The Drone Operator and Identity: Exploring the Construction of Ethical Subjectivity in Drone Discourses
Keywords:
drones, Foucault, ethics, subjectivity, technologiesAbstract
Discourses on lethal drone operations in the twenty-first century have commonly focused on the physical effects of drone strikes – usually by the CIA – on populations and individuals, and on associated disputes over the legitimacy of such actions. Until now, the secrecy surrounding drone programmes has excluded the perspective of serving military drone operators from public and academic debate. Drawing on both public discourse and interviews with Royal Air Force Reaper drone personnel, this paper explores two ways in which the identity of the drone operator is formed and self-created. Identity formed through other-representation in public discourse is contrasted with elements of identity as practice in the operators’ own discourse. Foucault identified the objectivizing of the subject as a means by which an individual’s identity is constituted in discourse, while also highlighting technologies of the self that are used when the individual’s identity is self-created (Foucault and Rabinow 1997: 224-5).
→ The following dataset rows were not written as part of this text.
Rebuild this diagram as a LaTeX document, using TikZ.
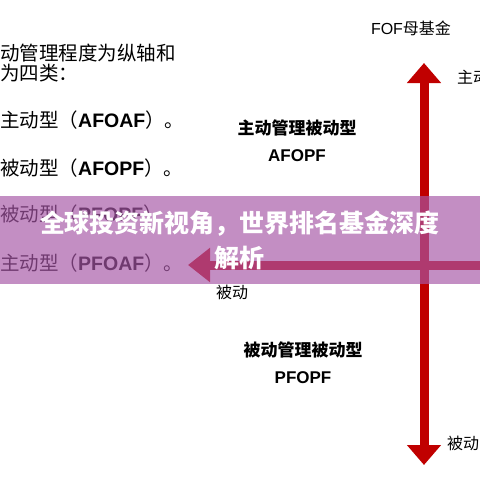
\documentclass[tikz,border=0pt]{standalone}
\usepackage{fontspec}
\newfontfamily\cjk{Noto Sans CJK SC}
\newfontfamily\lat{Liberation Sans}
\usetikzlibrary{arrows.meta}
\definecolor{axisred}{RGB}{192,0,0}
\definecolor{banner}{RGB}{167,87,167}
\tikzset{
  axis/.style={draw=axisred,line width=9pt,{Triangle[width=33pt,length=20pt]}-{Triangle[width=33pt,length=20pt]}},
  body/.style={anchor=west,inner sep=0pt,font=\cjk\fontsize{19.5}{22}\selectfont},
  quad/.style={inner sep=0pt,align=center,font=\cjk\bfseries\fontsize{17}{27}\selectfont},
  tag/.style={inner sep=0pt,font=\cjk\fontsize{16}{18}\selectfont},
  headline/.style={inner sep=0pt,align=center,text=white,font=\cjk\bfseries\fontsize{25}{35}\selectfont}
}
\begin{document}
\begin{tikzpicture}[x=1pt,y=-1pt]
\useasboundingbox (0,0) rectangle (480,480);
\clip (0,0) rectangle (480,480);
\fill[white] (0,0) rectangle (480,480);
% axes
\coordinate (top) at (424,63);
\coordinate (bot) at (424,465);
\coordinate (east) at (490,265);
\coordinate (west) at (188,265);
\draw[axis] (top) -- (bot);
\draw[draw=axisred,line width=9pt,-{Triangle[width=33pt,length=22pt]}] (east) -- (west);
% axis labels
\node[tag] (fof) at (411,28) {{\lat FOF}母基金};
\node[tag,anchor=west] (act) at (457,77) {主动};
\node[tag] (pasw) at (232,292) {被动};
\node[tag,anchor=west] (pass) at (447,443) {被动};
% quadrants
\node[quad] (q1) at (297,141) {主动管理被动型\\{\lat\bfseries AFOPF}};
\node[quad] (q3) at (303,363) {被动管理被动型\\{\lat\bfseries PFOPF}};
% left text
\node[body] (l1) at (0,53) {动管理程度为纵轴和};
\node[body] (l2) at (0,73) {为四类：};
\node[body] (l3) at (0,120) {主动型（{\lat\bfseries AFOAF}）。};
\node[body] (l4) at (0,168) {被动型（{\lat\bfseries AFOPF}）。};
\node[body] (l5) at (0,214) {被动型（{\lat\bfseries PFOPF}）};
\node[body] (l6) at (0,263) {主动型（{\lat\bfseries PFOAF}）。};
% banner
\fill[banner,fill opacity=0.67] (0,196) rectangle (480,284);
\node[headline] (title) at (240,240) {全球投资新视角，世界排名基金深度\\解析};
\end{tikzpicture}
\end{document}
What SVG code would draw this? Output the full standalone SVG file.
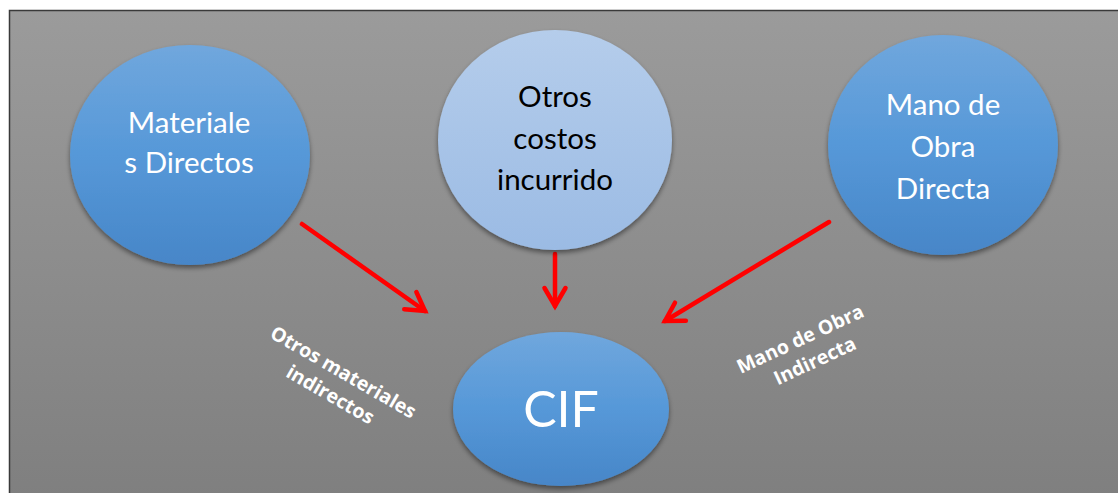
<svg xmlns="http://www.w3.org/2000/svg" width="1118" height="493" viewBox="0 0 1118 493">
<defs>
<linearGradient id="bg" x1="0" y1="0" x2="0" y2="1">
<stop offset="0" stop-color="#9b9b9b"/>
<stop offset="1" stop-color="#7f7f7f"/>
</linearGradient>
<linearGradient id="blue" x1="0" y1="0" x2="0" y2="1">
<stop offset="0" stop-color="#70a7dd"/>
<stop offset="0.5" stop-color="#5698d8"/>
<stop offset="1" stop-color="#4786c8"/>
</linearGradient>
<linearGradient id="light" x1="0" y1="0" x2="0" y2="1">
<stop offset="0" stop-color="#b5cdeb"/>
<stop offset="1" stop-color="#9bbbe4"/>
</linearGradient>
<filter id="sh" x="-10%" y="-10%" width="120%" height="125%">
<feGaussianBlur in="SourceAlpha" stdDeviation="2.5"/>
<feOffset dx="0" dy="3" result="b"/>
<feComponentTransfer><feFuncA type="linear" slope="0.45"/></feComponentTransfer>
<feMerge><feMergeNode/><feMergeNode in="SourceGraphic"/></feMerge>
</filter>
<marker id="ah" viewBox="0 0 24 24" refX="22" refY="12" markerWidth="24" markerHeight="24" markerUnits="userSpaceOnUse" orient="auto" overflow="visible">
<path d="M4,1.5 L22,12 L4,22.5" fill="none" stroke="#ff0000" stroke-width="4.5" stroke-linecap="round" stroke-linejoin="miter"/>
</marker>
</defs>
<style>
.nt{font-family:Lato,"Open Sans",sans-serif;font-size:29.5px;fill:#ffffff;text-anchor:middle}
.dk{fill:#000000}
.lb{font-family:"Open Sans",Lato,sans-serif;font-size:19.5px;font-weight:bold;fill:#ffffff;text-anchor:middle}
.ar{stroke:#ff0000;stroke-width:4.5;fill:none;stroke-linecap:round}
</style>
<rect x="0" y="0" width="1118" height="493" fill="#ffffff"/>
<rect x="9.5" y="10.5" width="1115" height="490" fill="url(#bg)" stroke="#3a3a3a" stroke-width="1.5"/>
<g id="connectors">
<path class="ar" d="M302,224 L425,311" marker-end="url(#ah)"/>
<path class="ar" d="M555,254 L555,306" marker-end="url(#ah)"/>
<path class="ar" d="M829,222 L665,321" marker-end="url(#ah)"/>
</g>
<g id="materiales">
<ellipse cx="190" cy="155" rx="120" ry="110" fill="url(#blue)" filter="url(#sh)"/>
<text class="nt" x="189" y="133">Materiale</text>
<text class="nt" x="189" y="173">s Directos</text>
</g>
<g id="otros">
<ellipse cx="555" cy="140" rx="117" ry="110" fill="url(#light)" filter="url(#sh)"/>
<text class="nt dk" x="555" y="107">Otros</text>
<text class="nt dk" x="555" y="149">costos</text>
<text class="nt dk" x="555" y="190">incurrido</text>
</g>
<g id="mano">
<ellipse cx="943" cy="145" rx="115" ry="110" fill="url(#blue)" filter="url(#sh)"/>
<text class="nt" x="943" y="115">Mano de</text>
<text class="nt" x="943" y="157">Obra</text>
<text class="nt" x="943" y="199">Directa</text>
</g>
<g id="cif">
<ellipse cx="561" cy="409" rx="108" ry="77" fill="url(#blue)" filter="url(#sh)"/>
<text class="nt" x="561" y="427" style="font-size:50px">CIF</text>
</g>
<g id="label-otros">
<text class="lb" transform="translate(340,378) rotate(30)" x="0" y="0">Otros materiales</text>
<text class="lb" transform="translate(340,378) rotate(30)" x="0" y="26">indirectos</text>
</g>
<g id="label-mano">
<text class="lb" transform="translate(803,345) rotate(-25)" x="0" y="0">Mano de Obra</text>
<text class="lb" transform="translate(803,345) rotate(-25)" x="4" y="26">Indirecta</text>
</g>
</svg>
Further, Foucault’s self-forming ethical subject emerges in two ontologically distinct but entwined trajectories: first, in relation to socially or culturally accepted rules, laws, prohibitions and interdictions, which he calls the moral code; and second, through practices of the self (1984: 5, 25). Drawing on Foucault, this paper provides new insight into the actions and identities of British Reaper drone operators, recognizing the previously-unseen, complex and creative ethical dynamics at work in individuals who routinely take decisions and actions that have life or death consequences.